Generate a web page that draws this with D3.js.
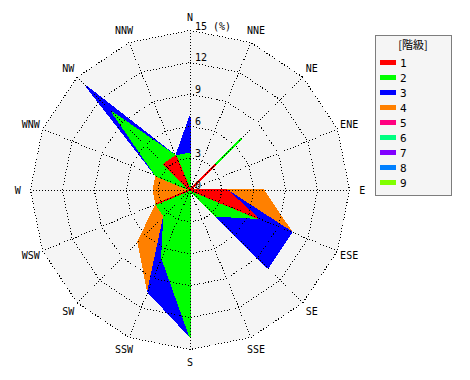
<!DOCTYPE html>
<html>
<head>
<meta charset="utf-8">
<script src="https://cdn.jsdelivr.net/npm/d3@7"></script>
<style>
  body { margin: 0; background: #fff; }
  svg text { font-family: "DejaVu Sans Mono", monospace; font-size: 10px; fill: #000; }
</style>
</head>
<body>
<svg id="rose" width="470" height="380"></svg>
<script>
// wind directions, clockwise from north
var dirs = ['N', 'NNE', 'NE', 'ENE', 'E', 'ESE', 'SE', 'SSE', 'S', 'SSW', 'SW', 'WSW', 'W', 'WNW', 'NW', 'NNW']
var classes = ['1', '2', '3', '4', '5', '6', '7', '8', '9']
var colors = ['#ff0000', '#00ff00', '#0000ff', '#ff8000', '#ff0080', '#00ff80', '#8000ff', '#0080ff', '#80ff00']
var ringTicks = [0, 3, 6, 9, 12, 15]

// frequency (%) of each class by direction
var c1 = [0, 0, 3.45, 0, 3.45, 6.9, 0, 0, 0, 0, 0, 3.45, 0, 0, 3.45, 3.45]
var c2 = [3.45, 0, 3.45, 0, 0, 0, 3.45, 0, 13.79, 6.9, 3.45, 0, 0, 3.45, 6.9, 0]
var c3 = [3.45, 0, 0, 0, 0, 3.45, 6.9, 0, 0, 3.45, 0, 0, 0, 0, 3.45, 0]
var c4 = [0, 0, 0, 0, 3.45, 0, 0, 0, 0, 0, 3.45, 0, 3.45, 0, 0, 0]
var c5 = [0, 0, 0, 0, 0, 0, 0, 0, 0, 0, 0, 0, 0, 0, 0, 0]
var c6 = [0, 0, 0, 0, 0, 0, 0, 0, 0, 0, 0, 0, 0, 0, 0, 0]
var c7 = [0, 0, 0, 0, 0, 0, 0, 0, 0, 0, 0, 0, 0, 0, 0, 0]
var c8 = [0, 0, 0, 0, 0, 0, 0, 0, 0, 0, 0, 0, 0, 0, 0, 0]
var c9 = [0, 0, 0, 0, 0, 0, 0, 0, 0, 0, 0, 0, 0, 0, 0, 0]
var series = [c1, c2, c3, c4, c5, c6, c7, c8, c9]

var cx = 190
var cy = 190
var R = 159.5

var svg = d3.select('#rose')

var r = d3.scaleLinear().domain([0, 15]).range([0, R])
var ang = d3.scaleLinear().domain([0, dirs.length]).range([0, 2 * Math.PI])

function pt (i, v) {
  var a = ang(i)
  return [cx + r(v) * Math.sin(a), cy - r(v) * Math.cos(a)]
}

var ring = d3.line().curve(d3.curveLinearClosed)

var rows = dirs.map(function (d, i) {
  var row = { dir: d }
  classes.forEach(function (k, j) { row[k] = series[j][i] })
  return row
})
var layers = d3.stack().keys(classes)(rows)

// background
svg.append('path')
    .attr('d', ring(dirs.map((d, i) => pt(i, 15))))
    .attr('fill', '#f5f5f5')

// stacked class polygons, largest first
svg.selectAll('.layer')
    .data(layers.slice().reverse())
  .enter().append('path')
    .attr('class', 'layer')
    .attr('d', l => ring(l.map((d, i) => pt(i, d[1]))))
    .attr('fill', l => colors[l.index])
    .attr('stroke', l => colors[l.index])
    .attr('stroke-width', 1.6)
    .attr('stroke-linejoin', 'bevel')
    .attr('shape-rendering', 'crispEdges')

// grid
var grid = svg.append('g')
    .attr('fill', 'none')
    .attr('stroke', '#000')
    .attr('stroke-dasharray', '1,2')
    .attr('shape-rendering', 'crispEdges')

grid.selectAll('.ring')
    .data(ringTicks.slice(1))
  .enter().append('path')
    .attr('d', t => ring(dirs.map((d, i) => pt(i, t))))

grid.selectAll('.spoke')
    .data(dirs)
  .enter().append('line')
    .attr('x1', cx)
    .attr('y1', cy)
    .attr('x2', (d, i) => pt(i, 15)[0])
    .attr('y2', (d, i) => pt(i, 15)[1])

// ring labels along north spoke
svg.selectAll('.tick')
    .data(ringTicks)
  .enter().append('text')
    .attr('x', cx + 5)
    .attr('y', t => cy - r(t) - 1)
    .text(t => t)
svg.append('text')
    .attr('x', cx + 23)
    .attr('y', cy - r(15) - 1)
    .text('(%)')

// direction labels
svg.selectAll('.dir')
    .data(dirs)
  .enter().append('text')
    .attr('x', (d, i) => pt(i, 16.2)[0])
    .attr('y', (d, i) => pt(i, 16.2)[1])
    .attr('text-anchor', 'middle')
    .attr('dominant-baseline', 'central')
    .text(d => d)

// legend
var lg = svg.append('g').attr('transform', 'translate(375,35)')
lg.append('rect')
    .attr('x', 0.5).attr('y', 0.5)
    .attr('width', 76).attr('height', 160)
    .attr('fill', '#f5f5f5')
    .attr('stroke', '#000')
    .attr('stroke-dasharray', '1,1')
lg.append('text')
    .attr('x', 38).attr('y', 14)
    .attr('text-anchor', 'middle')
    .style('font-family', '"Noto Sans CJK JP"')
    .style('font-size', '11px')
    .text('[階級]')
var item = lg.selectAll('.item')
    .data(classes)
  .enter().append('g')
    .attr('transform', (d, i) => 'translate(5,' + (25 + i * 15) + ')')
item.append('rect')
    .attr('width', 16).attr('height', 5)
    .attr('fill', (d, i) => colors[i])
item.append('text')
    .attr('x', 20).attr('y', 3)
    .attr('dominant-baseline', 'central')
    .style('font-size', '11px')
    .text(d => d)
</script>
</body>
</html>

Set problem: Repeat all the data as it stands, dropping any images it holds.

Answer to this problem:
Generate a web page that draws this with D3.js.
<!DOCTYPE html>
<html>
<head>
<meta charset="utf-8">
<script src="https://cdn.jsdelivr.net/npm/d3@7"></script>
<style>
  body { margin: 0; background: #fff; }
  svg text { font-family: "DejaVu Sans Mono", monospace; font-size: 10px; fill: #000; }
</style>
</head>
<body>
<svg id="rose" width="470" height="380"></svg>
<script>
// wind directions, clockwise from north
var dirs = ['N', 'NNE', 'NE', 'ENE', 'E', 'ESE', 'SE', 'SSE', 'S', 'SSW', 'SW', 'WSW', 'W', 'WNW', 'NW', 'NNW']
var classes = ['1', '2', '3', '4', '5', '6', '7', '8', '9']
var colors = ['#ff0000', '#00ff00', '#0000ff', '#ff8000', '#ff0080', '#00ff80', '#8000ff', '#0080ff', '#80ff00']
var ringTicks = [0, 3, 6, 9, 12, 15]

// frequency (%) of each class by direction
var c1 = [0, 0, 3.45, 0, 3.45, 6.9, 0, 0, 0, 0, 0, 3.45, 0, 0, 3.45, 3.45]
var c2 = [3.45, 0, 3.45, 0, 0, 0, 3.45, 0, 13.79, 6.9, 3.45, 0, 0, 3.45, 6.9, 0]
var c3 = [3.45, 0, 0, 0, 0, 3.45, 6.9, 0, 0, 3.45, 0, 0, 0, 0, 3.45, 0]
var c4 = [0, 0, 0, 0, 3.45, 0, 0, 0, 0, 0, 3.45, 0, 3.45, 0, 0, 0]
var c5 = [0, 0, 0, 0, 0, 0, 0, 0, 0, 0, 0, 0, 0, 0, 0, 0]
var c6 = [0, 0, 0, 0, 0, 0, 0, 0, 0, 0, 0, 0, 0, 0, 0, 0]
var c7 = [0, 0, 0, 0, 0, 0, 0, 0, 0, 0, 0, 0, 0, 0, 0, 0]
var c8 = [0, 0, 0, 0, 0, 0, 0, 0, 0, 0, 0, 0, 0, 0, 0, 0]
var c9 = [0, 0, 0, 0, 0, 0, 0, 0, 0, 0, 0, 0, 0, 0, 0, 0]
var series = [c1, c2, c3, c4, c5, c6, c7, c8, c9]

var cx = 190
var cy = 190
var R = 159.5

var svg = d3.select('#rose')

var r = d3.scaleLinear().domain([0, 15]).range([0, R])
var ang = d3.scaleLinear().domain([0, dirs.length]).range([0, 2 * Math.PI])

function pt (i, v) {
  var a = ang(i)
  return [cx + r(v) * Math.sin(a), cy - r(v) * Math.cos(a)]
}

var ring = d3.line().curve(d3.curveLinearClosed)

var rows = dirs.map(function (d, i) {
  var row = { dir: d }
  classes.forEach(function (k, j) { row[k] = series[j][i] })
  return row
})
var layers = d3.stack().keys(classes)(rows)

// background
svg.append('path')
    .attr('d', ring(dirs.map((d, i) => pt(i, 15))))
    .attr('fill', '#f5f5f5')

// stacked class polygons, largest first
svg.selectAll('.layer')
    .data(layers.slice().reverse())
  .enter().append('path')
    .attr('class', 'layer')
    .attr('d', l => ring(l.map((d, i) => pt(i, d[1]))))
    .attr('fill', l => colors[l.index])
    .attr('stroke', l => colors[l.index])
    .attr('stroke-width', 1.6)
    .attr('stroke-linejoin', 'bevel')
    .attr('shape-rendering', 'crispEdges')

// grid
var grid = svg.append('g')
    .attr('fill', 'none')
    .attr('stroke', '#000')
    .attr('stroke-dasharray', '1,2')
    .attr('shape-rendering', 'crispEdges')

grid.selectAll('.ring')
    .data(ringTicks.slice(1))
  .enter().append('path')
    .attr('d', t => ring(dirs.map((d, i) => pt(i, t))))

grid.selectAll('.spoke')
    .data(dirs)
  .enter().append('line')
    .attr('x1', cx)
    .attr('y1', cy)
    .attr('x2', (d, i) => pt(i, 15)[0])
    .attr('y2', (d, i) => pt(i, 15)[1])

// ring labels along north spoke
svg.selectAll('.tick')
    .data(ringTicks)
  .enter().append('text')
    .attr('x', cx + 5)
    .attr('y', t => cy - r(t) - 1)
    .text(t => t)
svg.append('text')
    .attr('x', cx + 23)
    .attr('y', cy - r(15) - 1)
    .text('(%)')

// direction labels
svg.selectAll('.dir')
    .data(dirs)
  .enter().append('text')
    .attr('x', (d, i) => pt(i, 16.2)[0])
    .attr('y', (d, i) => pt(i, 16.2)[1])
    .attr('text-anchor', 'middle')
    .attr('dominant-baseline', 'central')
    .text(d => d)

// legend
var lg = svg.append('g').attr('transform', 'translate(375,35)')
lg.append('rect')
    .attr('x', 0.5).attr('y', 0.5)
    .attr('width', 76).attr('height', 160)
    .attr('fill', '#f5f5f5')
    .attr('stroke', '#000')
    .attr('stroke-dasharray', '1,1')
lg.append('text')
    .attr('x', 38).attr('y', 14)
    .attr('text-anchor', 'middle')
    .style('font-family', '"Noto Sans CJK JP"')
    .style('font-size', '11px')
    .text('[階級]')
var item = lg.selectAll('.item')
    .data(classes)
  .enter().append('g')
    .attr('transform', (d, i) => 'translate(5,' + (25 + i * 15) + ')')
item.append('rect')
    .attr('width', 16).attr('height', 5)
    .attr('fill', (d, i) => colors[i])
item.append('text')
    .attr('x', 20).attr('y', 3)
    .attr('dominant-baseline', 'central')
    .style('font-size', '11px')
    .text(d => d)
</script>
</body>
</html>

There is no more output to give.